[Charts and diagrams as code]
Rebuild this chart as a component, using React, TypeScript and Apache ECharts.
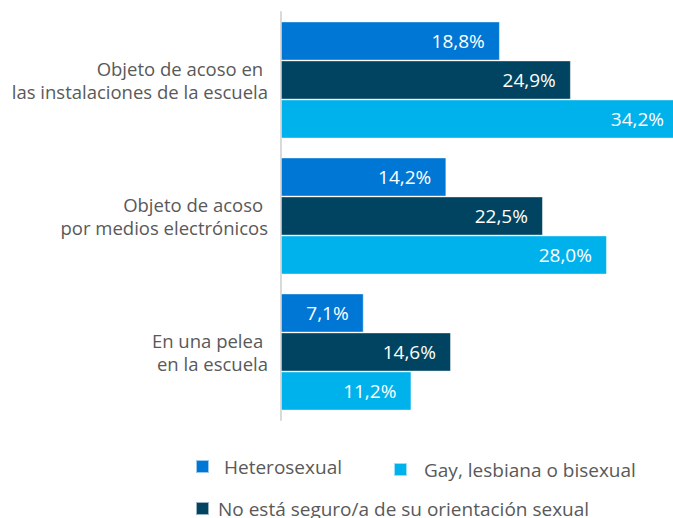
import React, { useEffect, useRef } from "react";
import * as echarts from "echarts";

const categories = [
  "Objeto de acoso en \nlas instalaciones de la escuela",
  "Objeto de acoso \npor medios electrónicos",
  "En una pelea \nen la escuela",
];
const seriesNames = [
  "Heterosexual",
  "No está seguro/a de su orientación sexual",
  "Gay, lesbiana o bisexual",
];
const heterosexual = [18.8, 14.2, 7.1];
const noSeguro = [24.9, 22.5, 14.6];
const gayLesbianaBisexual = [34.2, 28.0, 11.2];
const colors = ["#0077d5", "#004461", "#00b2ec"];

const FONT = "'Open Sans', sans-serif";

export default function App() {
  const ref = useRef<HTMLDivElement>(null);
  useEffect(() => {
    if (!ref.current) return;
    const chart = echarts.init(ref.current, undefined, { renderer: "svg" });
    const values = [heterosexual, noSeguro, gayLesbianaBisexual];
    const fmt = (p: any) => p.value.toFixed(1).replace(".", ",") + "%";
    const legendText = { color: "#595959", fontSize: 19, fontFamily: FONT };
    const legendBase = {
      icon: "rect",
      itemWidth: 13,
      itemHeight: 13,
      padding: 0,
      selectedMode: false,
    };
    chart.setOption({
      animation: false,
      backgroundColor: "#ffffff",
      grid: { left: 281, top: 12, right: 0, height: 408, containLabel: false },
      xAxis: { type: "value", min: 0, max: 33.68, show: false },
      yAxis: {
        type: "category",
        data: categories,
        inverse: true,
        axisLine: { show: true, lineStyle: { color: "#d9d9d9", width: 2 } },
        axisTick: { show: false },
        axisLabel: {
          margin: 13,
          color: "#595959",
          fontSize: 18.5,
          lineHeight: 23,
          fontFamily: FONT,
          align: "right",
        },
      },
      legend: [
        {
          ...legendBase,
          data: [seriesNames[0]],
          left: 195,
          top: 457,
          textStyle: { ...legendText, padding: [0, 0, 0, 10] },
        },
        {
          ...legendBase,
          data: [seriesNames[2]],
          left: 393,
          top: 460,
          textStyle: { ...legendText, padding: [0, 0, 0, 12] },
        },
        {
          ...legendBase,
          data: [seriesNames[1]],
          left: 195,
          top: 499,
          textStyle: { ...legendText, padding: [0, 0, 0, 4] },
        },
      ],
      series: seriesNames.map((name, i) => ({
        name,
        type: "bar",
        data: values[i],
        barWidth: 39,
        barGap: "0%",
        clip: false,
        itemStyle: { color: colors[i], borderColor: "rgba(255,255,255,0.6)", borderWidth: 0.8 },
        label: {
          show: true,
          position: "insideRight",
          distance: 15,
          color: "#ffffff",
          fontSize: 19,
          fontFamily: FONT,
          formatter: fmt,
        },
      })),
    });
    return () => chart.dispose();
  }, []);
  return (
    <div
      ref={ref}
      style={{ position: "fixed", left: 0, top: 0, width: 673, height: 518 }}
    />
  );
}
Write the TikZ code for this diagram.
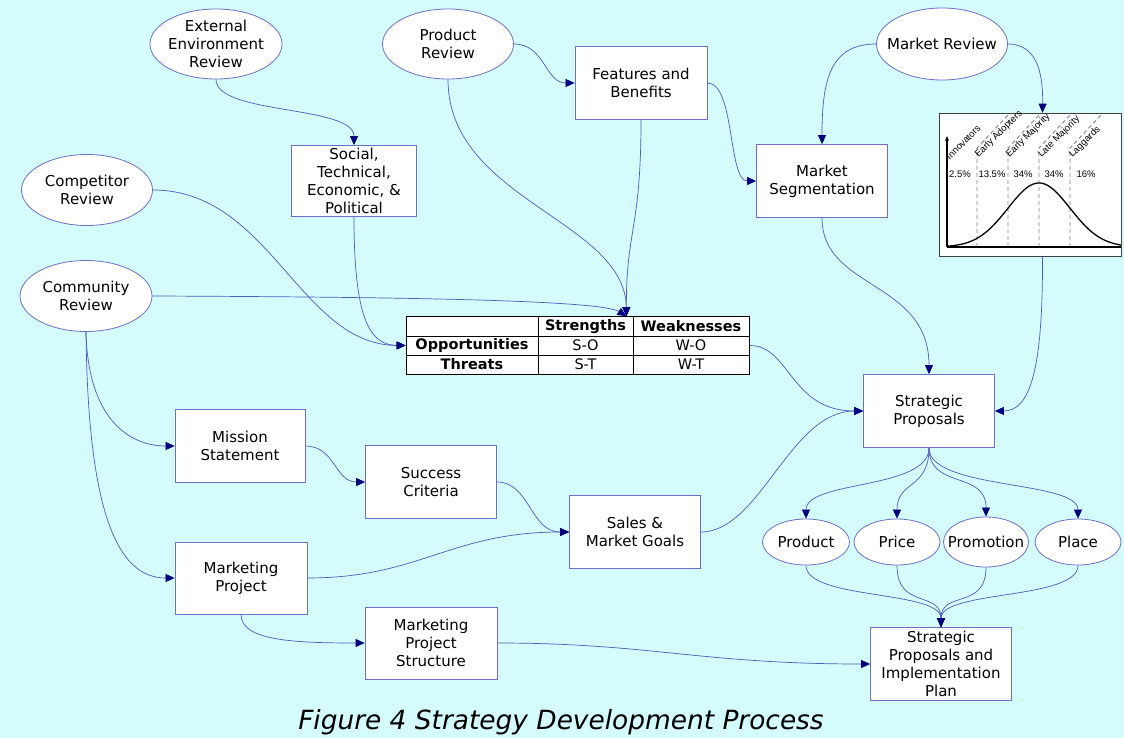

* INSTRUCTION: Above are the records; copy every line in them that holds the word "this".

* THE OUTPUT:
Rebuild this chart as a component, using React, TypeScript and Apache ECharts.
Write the TikZ code for this diagram.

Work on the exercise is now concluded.